Grossmünster

Grossmünster

Originally a monastery, Grossmünster (gross = large or great and münster = minster or cathedral) is arguably the heart of old town Zürich.  Construction began on this site in 1100 but there are two legends woven into the founding of this historic cathedral.

The cathedral’s two patrons, Saint Felix and Saint Regula, fled to Zürich from Valais at the end of the 3rd Century.  They were said to be members of the Thebaic Legion which had been largely massacred because of their Christian beliefs.  Felix and Regula escaped the massacre.  On arrival in Zürich they were executed as matyrs at the site of the Wasserkirche and are said to have picked up their severed heads and ascended to the Grossmünster site where they wished to be buried.

Grossmünster from the north

Later it is said that Charlemagne was hunting and pursued a stag all the way from northern Germany (Aachen) to Zürich.  When his horse stumbled over the graves of Felix and Regula, he founded Grossmünster on the site.
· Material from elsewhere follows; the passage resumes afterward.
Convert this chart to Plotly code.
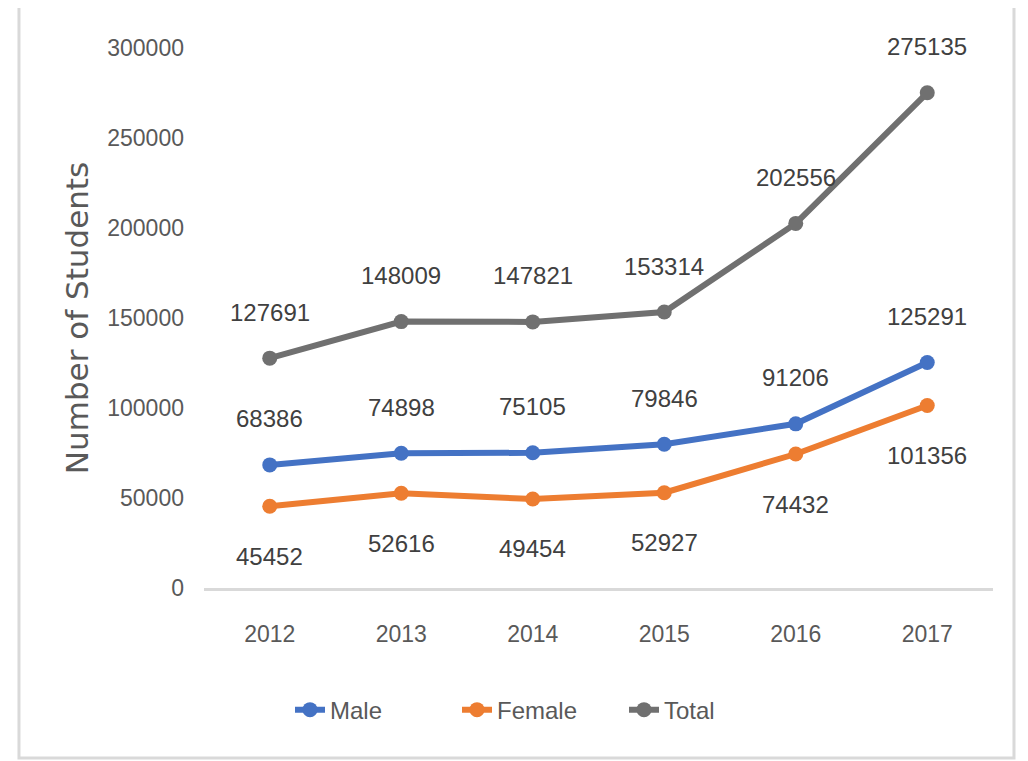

Although the legends are intriguing, the cathedral is perhaps more famously known for being the starting point of the Reformation in Switzerland, led by Huldrych Zwingly (1484- 1531).  At this time, all embellishments were eliminated from the church and the focus of worship became the study of the Holy Scriptures and preaching of the Gospel.  Pictures, art, sculptures and even the altar were removed.

Heinrich Bullinger, Zwingli’s successor

Today the church appears plain compared to some but this, perhaps, makes some of the features even more discernible.  For example, the three choir window by Augusto Giacometti (1933) are a magnificent display of color depicting the Christmas story.  The spiritual focus of the church is evident in the detail of the pulpit (1853) and christening baptismal font (1598).

Stained glass windows behind the main altar

Certainly impressive is the scale of Romanesque building and the towers are arguably the most recognisable landmark of the city.  Originally made of wood, the spires burnt down and were replaced with the current neo-Gothic towers in 1787.

Northern portal detail
Bronze door by Otto Münch

Both the north and south portals have large bronze doors although these are more modern additions by Otto Münch (1950) which “comprise a theological lecture illustrating particular stories from the bible”.

Horse and rider, high on the northern wall

A sculpture of Heinrich Bullinger, Zwingli’s successor, sits on the northern wall.  Perhaps of more note, however, is the small horse and rider higher up above the sculpture.  This is said to be the oldest known portrayal of a horseman in the northern Alps (dates to 1180).

Sculpted molding of the church exterior
Northern tower detail

Despite all this it is perhaps the steep climb up the south tower to the spectacular views of the city that is most worthwhile.  And the view from here is something that doesn’t need words or explanation.  Sometimes appreciation is enough.

The views need no explanation

Would I Return?

Yes.  It’s hard to visit Zürich without coming across Grossmünster or Fraumünster across the Limmat River.  It is part of the skyline of the city from almost every angle and a visit to the city wouldn’t be complete without a visit here.  Be sure to make the climb if you can.